La crise de confiance est profonde et politique
La montée des votes de rejet dans les campagnes, les accusations d’« écologie punitive », les fakenews qui prospèrent sur les réseaux doivent nous alerter. Ce n’est pas la transition elle-même qui est rejetée, c’est l’impression d’une transition imposée, opaque, technocratique.
Il faut une méthode :
- Des objectifs clairs, assumés et stables dans le temps,
- Une concertation sincère avec les acteurs de terrain, en agriculture comme ailleurs,
- Une pédagogie constante pour rappeler le sens de l’action publique et les raisons du changement,
- Un accompagnement massif, économique, humain, technique, à la hauteur des transformations exigées.

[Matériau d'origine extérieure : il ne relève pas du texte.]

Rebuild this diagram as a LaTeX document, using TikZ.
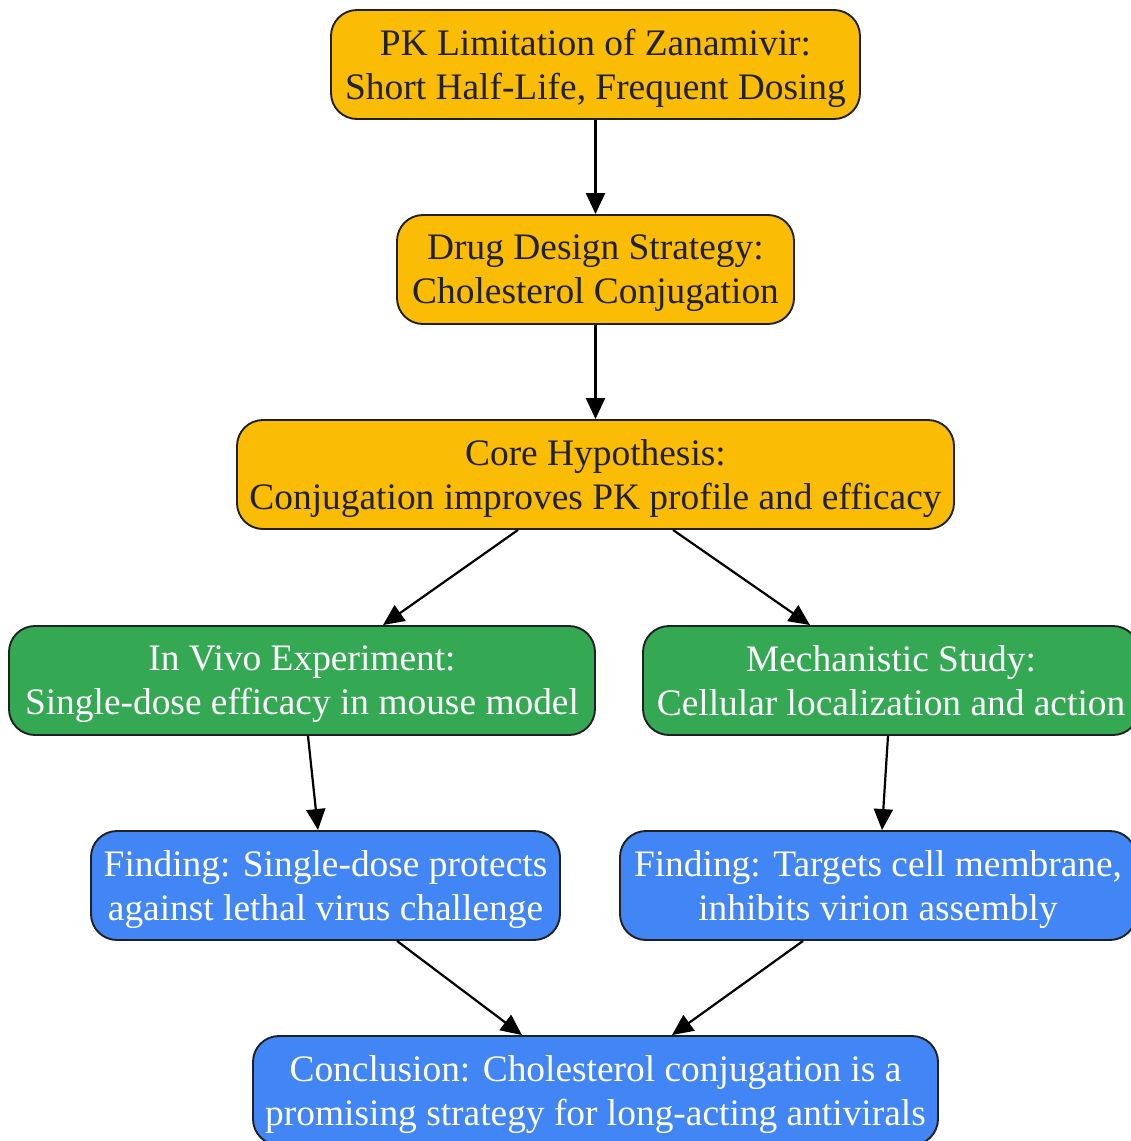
\documentclass[tikz,border=0pt]{standalone}
\usepackage{fontspec}
\setmainfont{Liberation Serif}
\usetikzlibrary{arrows.meta}
\definecolor{gy}{HTML}{FBBC05}
\definecolor{gg}{HTML}{34A853}
\definecolor{gb}{HTML}{4285F4}
\definecolor{ink}{HTML}{202124}
\begin{document}
\begin{tikzpicture}[x=1pt,y=-1pt,
  box/.style={draw=ink,line width=1.9pt,rounded corners=26pt,minimum height=109pt,
    align=center,font=\fontsize{37.4}{44}\selectfont,inner sep=0pt,text depth=-8pt},
  ybox/.style={box,fill=gy,text=ink},
  gbox/.style={box,fill=gg,text=white},
  bbox/.style={box,fill=gb,text=white},
  arr/.style={line width=2.2pt,-{Triangle[length=21pt,width=19pt]}}]
\useasboundingbox (0,0) rectangle (1131,1141);
\node[ybox,minimum width=529pt] (pk) at (595.5,64.5) {PK Limitation of Zanamivir:\\Short Half-Life, Frequent Dosing};
\node[ybox,minimum width=397pt] (dd) at (595.5,269.5) {Drug Design Strategy:\\Cholesterol Conjugation};
\node[ybox,minimum width=717pt] (core) at (595.5,474.5) {Core Hypothesis:\\Conjugation improves PK profile and efficacy};
\node[gbox,minimum width=586pt] (iv) at (302,680.5) {In Vivo Experiment:\\Single-dose efficacy in mouse model};
\node[gbox,minimum width=496pt] (ms) at (891,680.5) {Mechanistic Study:\\Cellular localization and action};
\node[bbox,minimum width=469pt] (f1) at (325.5,885.5) {Finding: Single-dose protects\\against lethal virus challenge};
\node[bbox,minimum width=516pt] (f2) at (878,885.5) {Finding: Targets cell membrane,\\inhibits virion assembly};
\node[bbox,minimum width=685pt] (cc) at (595.5,1090.5) {Conclusion: Cholesterol conjugation is a\\promising strategy for long-acting antivirals};
\draw[arr] (pk.south) -- (dd.north);
\draw[arr] (dd.south) -- (core.north);
\draw[arr] ([xshift=-77.5pt]core.south) -- ([xshift=81pt]iv.north);
\draw[arr] ([xshift=77.5pt]core.south) -- ([xshift=-81pt]ms.north);
\draw[arr] ([xshift=6pt]iv.south) -- ([xshift=-7.5pt]f1.north);
\draw[arr] ([xshift=-3pt]ms.south) -- ([xshift=4pt]f2.north);
\draw[arr] ([xshift=71.5pt]f1.south) -- ([xshift=-73.5pt]cc.north);
\draw[arr] ([xshift=-75pt]f2.south) -- ([xshift=76.5pt]cc.north);
\end{tikzpicture}
\end{document}
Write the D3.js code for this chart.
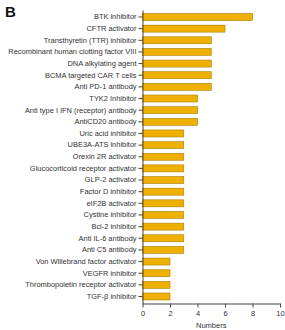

C’est cette méthode, démocratique et crédible, qui permettra d’opposer un récit positif et mobilisateur aux discours de dénigrement ou de repli.
Ne rien céder, mais tout expliquer
Ce qui se joue avec la loi Duplomb dépasse l’agriculture. Depuis plusieurs mois, les signaux de recul se multiplient : sur le financement du bio, sur la rénovation thermique, sur les transports durables, sur les ambitions de la planification écologique.
Pendant ce temps, le climat continue de se dérégler, la biodiversité s’effondre et les coûts de l’inaction explosent.
Nous n’avons pas le luxe de ralentir. Nous avons besoin d’une transition assumée, portée collectivement et ancrée dans le réel.
Cela suppose de ne pas céder aux lobbys, mais de les écouter pour mieux répondre. Cela suppose de combattre la désinformation, mais aussi de comprendre les inquiétudes qu’elle exploite. Cela suppose enfin de ne jamais perdre de vue la finalité : protéger le vivant, garantir notre souveraineté, préserver notre démocratie.
Démocrates pour la Planète appelle à maintenir le cap de la transition. Non pas en le rigidifiant, mais en le rendant désirable, juste, partagé.
Parce que les Français sont prêts à faire leur part ; à condition de savoir pourquoi.
Parce que l’écologie est une promesse d’avenir ; à condition qu’elle reste un projet de société.
Parce qu’il n’y a pas d’alternative crédible à une transition écologique construite avec les citoyens.